**Instructions for the task:** Copy out all lines with the word "that" in them.

▶

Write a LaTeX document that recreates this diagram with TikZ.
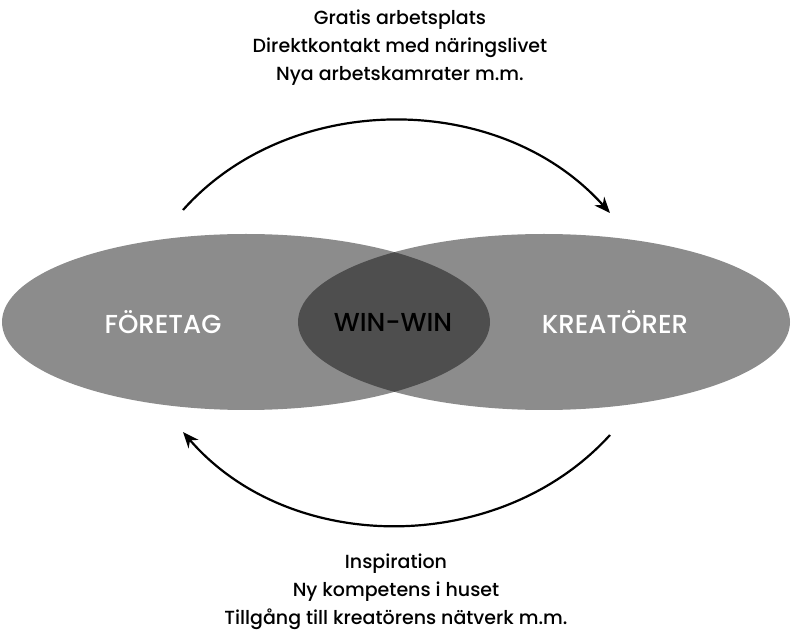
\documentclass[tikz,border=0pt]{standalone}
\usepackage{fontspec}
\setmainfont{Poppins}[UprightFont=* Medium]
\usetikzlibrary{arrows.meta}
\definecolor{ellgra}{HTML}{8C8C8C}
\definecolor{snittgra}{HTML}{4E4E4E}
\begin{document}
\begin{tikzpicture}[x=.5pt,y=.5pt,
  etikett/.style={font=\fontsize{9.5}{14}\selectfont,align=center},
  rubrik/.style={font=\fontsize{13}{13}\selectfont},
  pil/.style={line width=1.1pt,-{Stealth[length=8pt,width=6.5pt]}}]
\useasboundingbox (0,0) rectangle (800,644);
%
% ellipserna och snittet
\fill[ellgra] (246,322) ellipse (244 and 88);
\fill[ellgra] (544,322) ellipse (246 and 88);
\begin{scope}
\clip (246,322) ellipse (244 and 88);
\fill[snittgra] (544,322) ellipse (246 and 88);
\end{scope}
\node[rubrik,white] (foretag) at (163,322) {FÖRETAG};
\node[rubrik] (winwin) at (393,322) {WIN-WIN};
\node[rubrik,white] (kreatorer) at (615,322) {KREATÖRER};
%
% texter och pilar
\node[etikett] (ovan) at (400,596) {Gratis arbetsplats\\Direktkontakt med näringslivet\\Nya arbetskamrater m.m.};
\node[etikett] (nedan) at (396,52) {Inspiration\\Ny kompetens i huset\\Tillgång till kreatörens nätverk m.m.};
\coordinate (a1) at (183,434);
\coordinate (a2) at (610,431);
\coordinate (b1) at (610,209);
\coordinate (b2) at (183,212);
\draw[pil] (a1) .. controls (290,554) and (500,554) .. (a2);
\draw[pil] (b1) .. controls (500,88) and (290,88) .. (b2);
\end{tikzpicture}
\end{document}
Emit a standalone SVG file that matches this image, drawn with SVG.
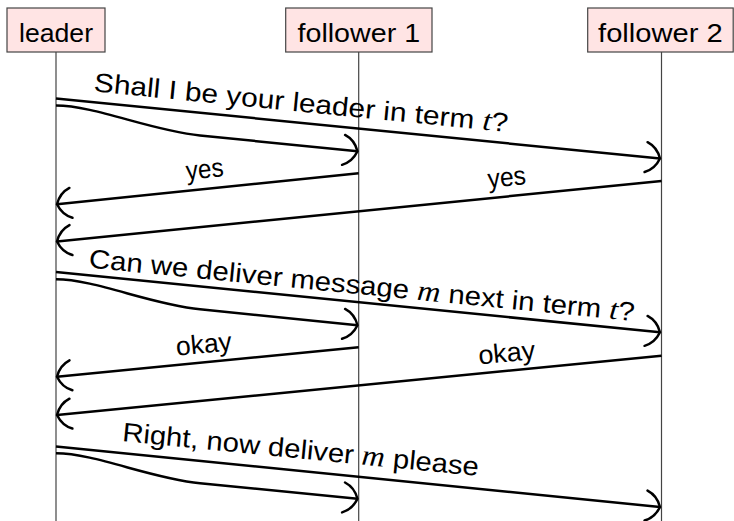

◀

**The result:**
Write a LaTeX document that recreates this diagram with TikZ.
Emit a standalone SVG file that matches this image, drawn with SVG.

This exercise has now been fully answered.